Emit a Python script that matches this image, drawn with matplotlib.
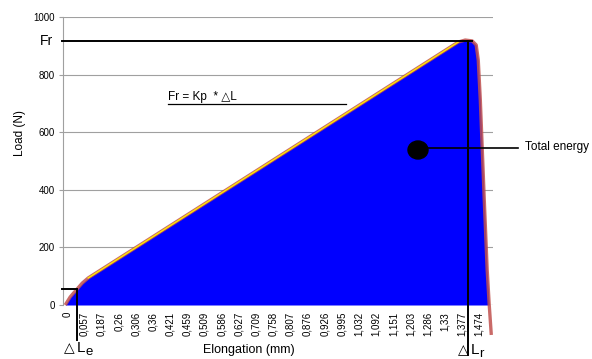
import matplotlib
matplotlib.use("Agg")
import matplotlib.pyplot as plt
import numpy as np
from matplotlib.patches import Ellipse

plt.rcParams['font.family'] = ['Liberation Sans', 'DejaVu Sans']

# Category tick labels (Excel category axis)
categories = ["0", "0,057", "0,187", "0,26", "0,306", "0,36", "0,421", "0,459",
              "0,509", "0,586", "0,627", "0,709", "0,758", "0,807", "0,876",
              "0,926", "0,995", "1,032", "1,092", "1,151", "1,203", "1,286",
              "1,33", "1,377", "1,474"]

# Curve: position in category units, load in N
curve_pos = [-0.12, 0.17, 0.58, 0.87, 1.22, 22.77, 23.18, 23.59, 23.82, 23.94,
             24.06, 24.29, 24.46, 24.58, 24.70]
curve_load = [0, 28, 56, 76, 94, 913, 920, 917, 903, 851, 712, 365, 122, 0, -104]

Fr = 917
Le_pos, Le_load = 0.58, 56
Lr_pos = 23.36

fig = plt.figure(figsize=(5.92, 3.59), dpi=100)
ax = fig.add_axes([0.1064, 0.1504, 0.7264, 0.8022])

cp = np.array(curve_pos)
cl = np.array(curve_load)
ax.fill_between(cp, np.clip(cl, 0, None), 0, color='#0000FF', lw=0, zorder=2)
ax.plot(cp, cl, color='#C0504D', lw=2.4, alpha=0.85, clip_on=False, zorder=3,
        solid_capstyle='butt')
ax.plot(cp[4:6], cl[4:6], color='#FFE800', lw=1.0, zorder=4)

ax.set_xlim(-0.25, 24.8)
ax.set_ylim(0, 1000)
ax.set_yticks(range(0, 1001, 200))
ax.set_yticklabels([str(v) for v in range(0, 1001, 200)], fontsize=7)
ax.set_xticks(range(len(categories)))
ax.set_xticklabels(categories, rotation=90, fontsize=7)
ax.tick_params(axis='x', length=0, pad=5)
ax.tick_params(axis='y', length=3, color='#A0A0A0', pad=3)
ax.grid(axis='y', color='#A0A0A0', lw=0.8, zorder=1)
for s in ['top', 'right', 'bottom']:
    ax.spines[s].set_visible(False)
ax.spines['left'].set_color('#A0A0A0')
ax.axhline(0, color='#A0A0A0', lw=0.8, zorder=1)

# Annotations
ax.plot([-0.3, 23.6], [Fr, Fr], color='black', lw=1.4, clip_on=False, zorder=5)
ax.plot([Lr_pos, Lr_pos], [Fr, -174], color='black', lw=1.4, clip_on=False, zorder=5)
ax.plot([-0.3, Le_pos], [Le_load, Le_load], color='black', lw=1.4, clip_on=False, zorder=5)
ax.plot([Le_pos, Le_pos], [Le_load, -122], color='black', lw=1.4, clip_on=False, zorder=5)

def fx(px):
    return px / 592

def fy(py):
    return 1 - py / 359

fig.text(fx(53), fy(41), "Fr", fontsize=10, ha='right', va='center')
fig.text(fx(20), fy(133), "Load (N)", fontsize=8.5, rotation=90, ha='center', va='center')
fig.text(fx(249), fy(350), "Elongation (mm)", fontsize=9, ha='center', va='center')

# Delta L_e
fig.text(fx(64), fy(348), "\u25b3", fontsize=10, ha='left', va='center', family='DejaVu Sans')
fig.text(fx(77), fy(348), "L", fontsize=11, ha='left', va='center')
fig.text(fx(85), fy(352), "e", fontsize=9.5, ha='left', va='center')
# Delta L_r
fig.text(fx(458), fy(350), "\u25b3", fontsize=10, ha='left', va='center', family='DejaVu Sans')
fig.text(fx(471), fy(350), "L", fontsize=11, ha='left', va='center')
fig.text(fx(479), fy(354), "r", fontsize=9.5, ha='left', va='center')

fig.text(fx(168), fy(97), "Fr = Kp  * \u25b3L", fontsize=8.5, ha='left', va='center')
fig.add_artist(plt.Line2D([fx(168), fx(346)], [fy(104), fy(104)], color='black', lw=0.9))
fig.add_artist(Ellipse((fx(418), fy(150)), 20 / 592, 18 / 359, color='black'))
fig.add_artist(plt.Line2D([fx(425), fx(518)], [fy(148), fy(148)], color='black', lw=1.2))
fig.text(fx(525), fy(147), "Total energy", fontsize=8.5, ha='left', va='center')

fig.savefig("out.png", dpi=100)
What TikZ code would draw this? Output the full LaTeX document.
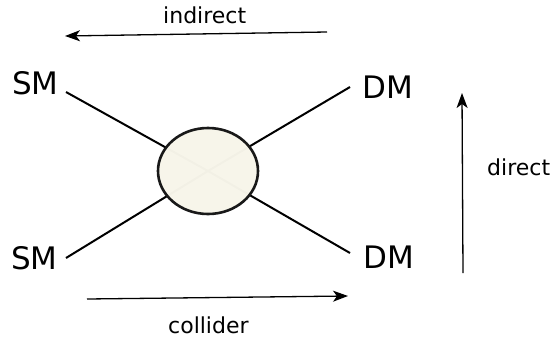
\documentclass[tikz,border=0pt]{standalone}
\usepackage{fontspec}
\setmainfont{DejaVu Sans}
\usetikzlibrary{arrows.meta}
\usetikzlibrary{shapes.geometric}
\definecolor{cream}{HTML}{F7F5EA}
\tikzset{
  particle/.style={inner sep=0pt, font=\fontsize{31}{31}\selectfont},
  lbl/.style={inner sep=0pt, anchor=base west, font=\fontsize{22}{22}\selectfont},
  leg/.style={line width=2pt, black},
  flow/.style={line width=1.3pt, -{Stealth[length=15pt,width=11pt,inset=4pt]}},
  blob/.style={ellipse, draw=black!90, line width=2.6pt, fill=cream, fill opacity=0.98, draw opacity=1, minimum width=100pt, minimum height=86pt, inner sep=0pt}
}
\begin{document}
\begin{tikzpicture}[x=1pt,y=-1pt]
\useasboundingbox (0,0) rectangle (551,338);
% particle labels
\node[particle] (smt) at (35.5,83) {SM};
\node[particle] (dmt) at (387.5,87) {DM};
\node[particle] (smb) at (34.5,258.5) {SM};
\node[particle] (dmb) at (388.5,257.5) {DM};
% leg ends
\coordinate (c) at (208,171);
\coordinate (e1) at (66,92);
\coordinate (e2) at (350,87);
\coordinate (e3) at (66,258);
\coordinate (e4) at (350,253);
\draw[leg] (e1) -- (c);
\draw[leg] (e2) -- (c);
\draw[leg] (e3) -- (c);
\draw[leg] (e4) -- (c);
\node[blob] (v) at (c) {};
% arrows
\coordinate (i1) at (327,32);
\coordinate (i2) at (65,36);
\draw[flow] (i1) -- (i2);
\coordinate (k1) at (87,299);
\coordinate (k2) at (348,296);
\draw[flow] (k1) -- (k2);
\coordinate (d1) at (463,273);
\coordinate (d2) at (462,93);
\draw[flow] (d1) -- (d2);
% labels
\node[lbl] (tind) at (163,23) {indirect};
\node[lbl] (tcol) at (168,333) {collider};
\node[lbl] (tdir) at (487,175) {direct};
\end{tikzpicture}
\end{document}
····················
What is the number of lines in the records that contain "matplotlib"? Give that number only.

5